(Records with drawing code)

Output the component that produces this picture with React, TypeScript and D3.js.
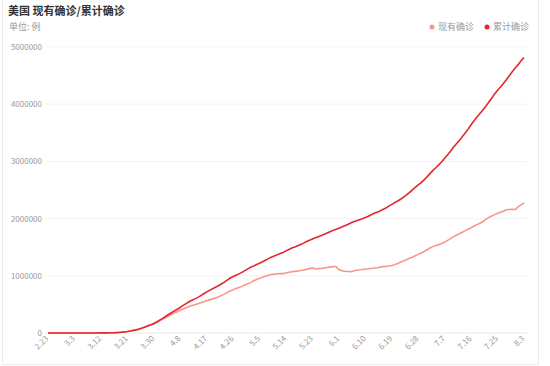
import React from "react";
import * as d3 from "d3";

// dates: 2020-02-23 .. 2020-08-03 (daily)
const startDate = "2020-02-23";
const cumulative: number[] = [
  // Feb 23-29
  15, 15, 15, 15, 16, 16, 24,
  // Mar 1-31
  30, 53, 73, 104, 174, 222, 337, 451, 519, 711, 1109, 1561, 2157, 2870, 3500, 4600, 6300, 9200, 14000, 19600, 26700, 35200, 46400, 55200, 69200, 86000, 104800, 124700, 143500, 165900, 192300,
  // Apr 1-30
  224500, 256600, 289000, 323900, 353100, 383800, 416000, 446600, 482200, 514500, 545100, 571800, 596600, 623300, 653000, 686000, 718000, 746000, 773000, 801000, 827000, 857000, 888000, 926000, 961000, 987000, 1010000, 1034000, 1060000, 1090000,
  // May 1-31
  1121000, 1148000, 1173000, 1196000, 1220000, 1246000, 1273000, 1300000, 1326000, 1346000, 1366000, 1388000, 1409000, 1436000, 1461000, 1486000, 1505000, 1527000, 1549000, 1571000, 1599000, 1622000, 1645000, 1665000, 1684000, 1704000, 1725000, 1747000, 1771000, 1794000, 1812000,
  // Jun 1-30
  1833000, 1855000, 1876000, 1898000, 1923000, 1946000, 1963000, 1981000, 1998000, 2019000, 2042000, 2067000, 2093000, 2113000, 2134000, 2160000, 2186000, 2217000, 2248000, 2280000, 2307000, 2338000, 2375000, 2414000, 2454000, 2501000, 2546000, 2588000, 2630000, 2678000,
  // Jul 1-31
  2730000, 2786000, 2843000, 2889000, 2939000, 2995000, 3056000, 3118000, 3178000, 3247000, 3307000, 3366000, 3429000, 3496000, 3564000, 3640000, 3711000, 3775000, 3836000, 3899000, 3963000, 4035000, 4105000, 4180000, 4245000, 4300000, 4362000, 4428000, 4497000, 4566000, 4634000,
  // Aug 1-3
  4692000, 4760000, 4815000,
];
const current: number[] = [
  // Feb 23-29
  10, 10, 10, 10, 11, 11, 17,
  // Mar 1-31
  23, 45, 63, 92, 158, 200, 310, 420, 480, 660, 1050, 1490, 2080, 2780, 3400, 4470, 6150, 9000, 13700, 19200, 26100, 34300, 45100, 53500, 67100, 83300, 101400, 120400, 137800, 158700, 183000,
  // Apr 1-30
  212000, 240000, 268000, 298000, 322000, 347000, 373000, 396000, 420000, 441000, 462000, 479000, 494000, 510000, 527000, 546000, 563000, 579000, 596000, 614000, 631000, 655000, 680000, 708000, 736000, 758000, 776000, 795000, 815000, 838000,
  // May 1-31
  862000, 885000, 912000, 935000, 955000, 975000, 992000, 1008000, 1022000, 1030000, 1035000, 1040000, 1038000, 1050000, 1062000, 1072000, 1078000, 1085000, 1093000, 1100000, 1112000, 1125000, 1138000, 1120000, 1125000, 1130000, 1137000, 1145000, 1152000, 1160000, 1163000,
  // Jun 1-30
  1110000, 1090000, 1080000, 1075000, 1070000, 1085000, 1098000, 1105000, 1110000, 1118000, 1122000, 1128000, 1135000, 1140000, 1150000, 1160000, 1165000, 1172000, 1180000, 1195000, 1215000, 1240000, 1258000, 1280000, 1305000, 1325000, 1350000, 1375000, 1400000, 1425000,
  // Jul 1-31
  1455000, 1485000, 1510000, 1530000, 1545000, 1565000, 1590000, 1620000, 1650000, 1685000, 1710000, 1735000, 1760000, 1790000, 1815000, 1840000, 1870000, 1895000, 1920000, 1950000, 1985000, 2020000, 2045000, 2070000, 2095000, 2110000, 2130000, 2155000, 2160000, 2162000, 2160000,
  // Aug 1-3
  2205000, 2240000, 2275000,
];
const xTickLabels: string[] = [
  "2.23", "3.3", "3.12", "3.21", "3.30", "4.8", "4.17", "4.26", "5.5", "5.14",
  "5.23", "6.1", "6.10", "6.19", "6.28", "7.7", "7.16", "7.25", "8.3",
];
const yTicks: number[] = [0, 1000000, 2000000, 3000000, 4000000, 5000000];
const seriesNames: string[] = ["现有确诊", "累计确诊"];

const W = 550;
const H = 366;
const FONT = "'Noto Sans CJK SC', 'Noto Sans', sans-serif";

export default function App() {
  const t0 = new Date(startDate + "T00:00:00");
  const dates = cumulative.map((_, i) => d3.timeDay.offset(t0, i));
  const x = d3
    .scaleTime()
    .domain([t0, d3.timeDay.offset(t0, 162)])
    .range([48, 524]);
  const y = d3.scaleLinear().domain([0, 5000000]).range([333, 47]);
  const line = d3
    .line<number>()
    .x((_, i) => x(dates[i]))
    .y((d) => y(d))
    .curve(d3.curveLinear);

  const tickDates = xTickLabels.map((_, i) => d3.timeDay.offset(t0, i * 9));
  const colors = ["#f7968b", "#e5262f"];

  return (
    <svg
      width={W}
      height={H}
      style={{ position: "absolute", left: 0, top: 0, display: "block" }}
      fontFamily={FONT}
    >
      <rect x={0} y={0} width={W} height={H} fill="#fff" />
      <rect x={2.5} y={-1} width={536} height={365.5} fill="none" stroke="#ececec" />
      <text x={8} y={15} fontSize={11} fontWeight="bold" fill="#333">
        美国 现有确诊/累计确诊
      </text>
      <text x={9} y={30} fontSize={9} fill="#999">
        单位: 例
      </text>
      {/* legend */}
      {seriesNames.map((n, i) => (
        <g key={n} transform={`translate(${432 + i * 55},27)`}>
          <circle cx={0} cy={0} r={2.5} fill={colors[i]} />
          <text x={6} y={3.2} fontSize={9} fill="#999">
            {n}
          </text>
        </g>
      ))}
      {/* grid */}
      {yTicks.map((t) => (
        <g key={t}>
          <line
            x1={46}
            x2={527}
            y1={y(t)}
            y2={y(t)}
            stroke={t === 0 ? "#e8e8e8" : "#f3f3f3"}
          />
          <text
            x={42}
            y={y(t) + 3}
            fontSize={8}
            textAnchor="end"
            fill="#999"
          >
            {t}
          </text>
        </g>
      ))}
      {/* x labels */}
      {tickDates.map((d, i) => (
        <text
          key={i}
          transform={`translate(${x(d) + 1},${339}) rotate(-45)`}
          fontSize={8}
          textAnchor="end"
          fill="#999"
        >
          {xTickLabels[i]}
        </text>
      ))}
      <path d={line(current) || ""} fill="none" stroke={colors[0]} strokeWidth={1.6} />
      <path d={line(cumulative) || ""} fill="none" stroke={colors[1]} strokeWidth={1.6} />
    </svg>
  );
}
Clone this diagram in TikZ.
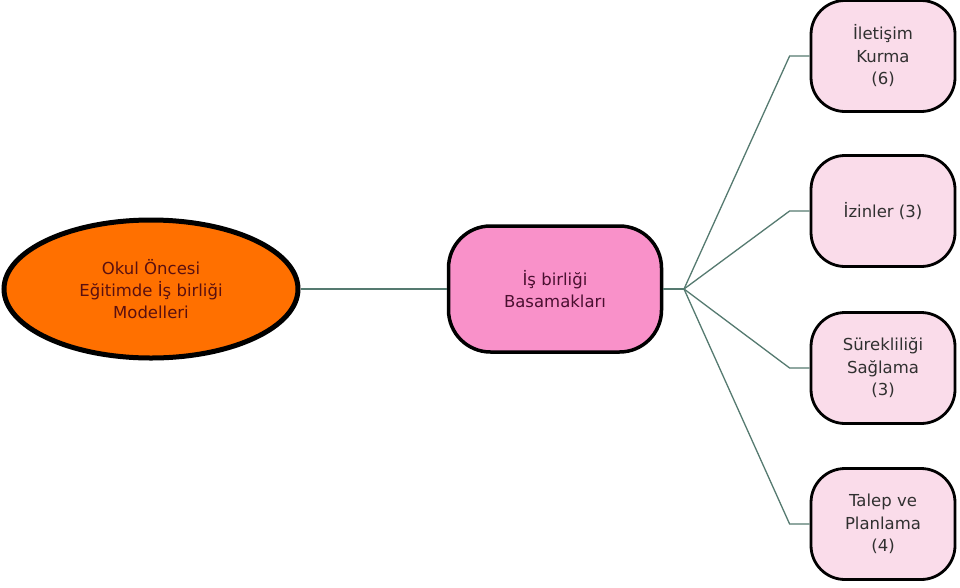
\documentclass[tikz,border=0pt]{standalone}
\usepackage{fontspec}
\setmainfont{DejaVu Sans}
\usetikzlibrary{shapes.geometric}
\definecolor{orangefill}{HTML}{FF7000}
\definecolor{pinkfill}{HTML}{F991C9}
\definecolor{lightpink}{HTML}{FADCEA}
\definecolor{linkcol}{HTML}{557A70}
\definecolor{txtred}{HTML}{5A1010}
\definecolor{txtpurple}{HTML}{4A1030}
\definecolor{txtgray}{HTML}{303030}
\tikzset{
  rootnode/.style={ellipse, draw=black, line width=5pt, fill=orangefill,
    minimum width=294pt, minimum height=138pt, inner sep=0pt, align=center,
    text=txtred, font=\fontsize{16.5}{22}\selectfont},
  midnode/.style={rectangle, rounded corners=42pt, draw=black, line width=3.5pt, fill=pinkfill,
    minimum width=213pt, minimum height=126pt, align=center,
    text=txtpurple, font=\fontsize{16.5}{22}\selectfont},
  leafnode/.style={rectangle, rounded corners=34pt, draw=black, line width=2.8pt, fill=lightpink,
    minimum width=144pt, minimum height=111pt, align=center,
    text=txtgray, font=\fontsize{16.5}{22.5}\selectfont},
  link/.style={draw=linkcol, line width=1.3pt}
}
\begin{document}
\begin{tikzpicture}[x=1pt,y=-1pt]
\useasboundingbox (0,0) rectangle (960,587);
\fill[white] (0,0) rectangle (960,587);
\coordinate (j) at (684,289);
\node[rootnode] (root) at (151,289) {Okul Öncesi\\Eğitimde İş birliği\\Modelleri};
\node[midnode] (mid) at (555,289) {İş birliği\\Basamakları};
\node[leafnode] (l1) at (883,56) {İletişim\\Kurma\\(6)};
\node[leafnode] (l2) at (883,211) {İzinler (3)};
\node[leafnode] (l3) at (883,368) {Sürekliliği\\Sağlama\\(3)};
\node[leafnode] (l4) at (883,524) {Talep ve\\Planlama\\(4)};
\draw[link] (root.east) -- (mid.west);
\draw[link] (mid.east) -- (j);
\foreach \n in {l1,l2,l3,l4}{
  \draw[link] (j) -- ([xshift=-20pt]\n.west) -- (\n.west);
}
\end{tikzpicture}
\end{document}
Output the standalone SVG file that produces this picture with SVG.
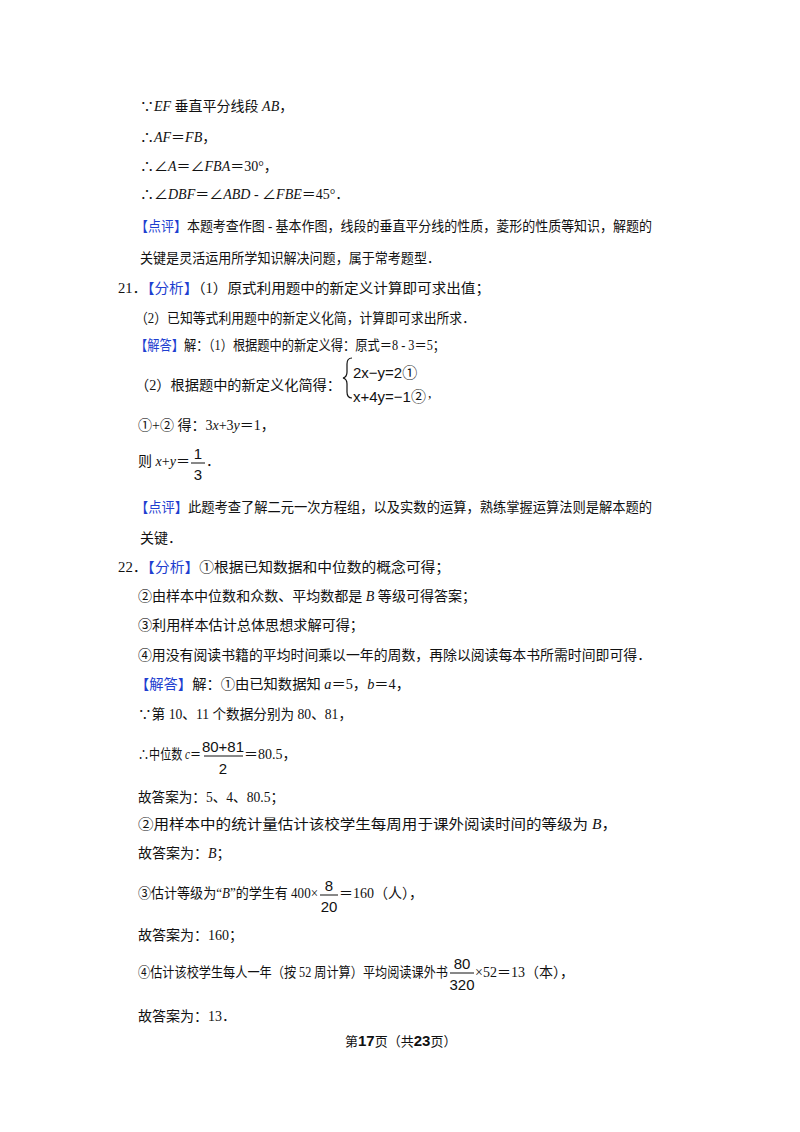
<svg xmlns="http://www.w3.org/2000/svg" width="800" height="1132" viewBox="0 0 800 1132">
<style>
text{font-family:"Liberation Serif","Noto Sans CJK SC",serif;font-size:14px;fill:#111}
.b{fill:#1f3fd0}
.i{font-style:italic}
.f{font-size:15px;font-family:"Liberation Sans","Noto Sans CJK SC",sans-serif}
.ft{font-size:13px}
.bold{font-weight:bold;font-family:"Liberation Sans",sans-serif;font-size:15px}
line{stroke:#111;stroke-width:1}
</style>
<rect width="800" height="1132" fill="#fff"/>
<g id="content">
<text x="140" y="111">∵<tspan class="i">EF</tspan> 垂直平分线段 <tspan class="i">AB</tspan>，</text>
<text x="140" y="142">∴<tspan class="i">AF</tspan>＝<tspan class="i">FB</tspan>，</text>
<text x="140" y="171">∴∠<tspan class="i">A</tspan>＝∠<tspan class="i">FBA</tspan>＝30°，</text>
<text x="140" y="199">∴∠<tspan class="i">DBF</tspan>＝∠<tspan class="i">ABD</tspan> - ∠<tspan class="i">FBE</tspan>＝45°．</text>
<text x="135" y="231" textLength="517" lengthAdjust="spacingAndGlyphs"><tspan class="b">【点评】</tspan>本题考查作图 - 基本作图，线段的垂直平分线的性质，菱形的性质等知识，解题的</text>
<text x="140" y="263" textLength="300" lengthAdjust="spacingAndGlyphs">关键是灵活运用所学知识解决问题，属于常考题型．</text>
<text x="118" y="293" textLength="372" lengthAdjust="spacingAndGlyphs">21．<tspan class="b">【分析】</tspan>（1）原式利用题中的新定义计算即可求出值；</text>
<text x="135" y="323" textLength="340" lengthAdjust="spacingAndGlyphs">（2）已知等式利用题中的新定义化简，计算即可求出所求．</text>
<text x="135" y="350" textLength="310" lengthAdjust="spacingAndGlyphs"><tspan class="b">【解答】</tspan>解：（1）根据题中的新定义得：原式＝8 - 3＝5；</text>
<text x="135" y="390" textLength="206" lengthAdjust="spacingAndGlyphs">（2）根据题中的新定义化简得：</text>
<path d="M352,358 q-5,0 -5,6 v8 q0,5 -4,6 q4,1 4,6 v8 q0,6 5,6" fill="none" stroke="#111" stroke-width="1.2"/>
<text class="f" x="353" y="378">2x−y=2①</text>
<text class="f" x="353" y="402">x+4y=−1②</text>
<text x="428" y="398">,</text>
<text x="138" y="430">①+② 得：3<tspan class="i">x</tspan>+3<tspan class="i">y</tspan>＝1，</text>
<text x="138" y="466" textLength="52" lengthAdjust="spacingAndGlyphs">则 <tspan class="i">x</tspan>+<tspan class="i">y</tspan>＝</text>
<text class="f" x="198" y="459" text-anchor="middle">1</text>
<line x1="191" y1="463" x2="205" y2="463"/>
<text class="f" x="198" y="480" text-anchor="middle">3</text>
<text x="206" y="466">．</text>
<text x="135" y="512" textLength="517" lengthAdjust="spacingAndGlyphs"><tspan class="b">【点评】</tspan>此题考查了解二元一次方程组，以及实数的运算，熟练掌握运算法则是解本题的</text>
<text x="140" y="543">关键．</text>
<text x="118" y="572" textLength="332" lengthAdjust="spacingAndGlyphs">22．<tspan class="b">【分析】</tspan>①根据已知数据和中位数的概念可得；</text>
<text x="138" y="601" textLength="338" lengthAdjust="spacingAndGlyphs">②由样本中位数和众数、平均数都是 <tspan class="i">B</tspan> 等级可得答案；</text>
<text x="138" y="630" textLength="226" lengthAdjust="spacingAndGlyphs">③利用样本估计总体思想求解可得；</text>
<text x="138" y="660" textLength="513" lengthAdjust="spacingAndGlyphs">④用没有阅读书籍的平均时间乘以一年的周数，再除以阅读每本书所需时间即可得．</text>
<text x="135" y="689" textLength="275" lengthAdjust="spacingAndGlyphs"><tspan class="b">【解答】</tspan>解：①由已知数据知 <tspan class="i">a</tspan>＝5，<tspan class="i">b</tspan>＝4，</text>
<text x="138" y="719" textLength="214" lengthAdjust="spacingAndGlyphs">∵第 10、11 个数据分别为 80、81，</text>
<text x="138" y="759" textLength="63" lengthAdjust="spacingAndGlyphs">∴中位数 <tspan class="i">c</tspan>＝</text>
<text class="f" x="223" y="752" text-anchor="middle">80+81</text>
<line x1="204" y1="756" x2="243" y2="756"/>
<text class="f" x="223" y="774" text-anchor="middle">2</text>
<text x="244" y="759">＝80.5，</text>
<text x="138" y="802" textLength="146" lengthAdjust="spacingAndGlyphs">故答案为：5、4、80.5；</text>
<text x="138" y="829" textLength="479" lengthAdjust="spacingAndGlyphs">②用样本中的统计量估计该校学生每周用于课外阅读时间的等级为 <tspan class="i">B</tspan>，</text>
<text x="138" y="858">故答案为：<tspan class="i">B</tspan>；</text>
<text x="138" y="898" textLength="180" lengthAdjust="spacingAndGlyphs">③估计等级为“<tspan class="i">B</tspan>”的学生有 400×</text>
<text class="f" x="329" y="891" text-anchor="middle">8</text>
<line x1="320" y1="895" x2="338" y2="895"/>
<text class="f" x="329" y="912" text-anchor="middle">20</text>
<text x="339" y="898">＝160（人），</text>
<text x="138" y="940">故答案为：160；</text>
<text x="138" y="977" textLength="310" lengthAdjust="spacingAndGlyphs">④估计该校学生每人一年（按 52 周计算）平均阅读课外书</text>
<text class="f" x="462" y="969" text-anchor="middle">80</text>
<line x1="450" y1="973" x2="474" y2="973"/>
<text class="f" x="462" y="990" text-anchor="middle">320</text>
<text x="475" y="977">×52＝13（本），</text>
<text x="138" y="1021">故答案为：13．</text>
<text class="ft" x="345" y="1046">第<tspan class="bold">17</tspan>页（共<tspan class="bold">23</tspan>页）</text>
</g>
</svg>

## Short task
Up to and including the line with "import * as", copy the data above from its first line. Skip pictures.

## Exercise result
Output the component that produces this picture with React, TypeScript and D3.js.
import React from "react";
import * as d3 from "d3";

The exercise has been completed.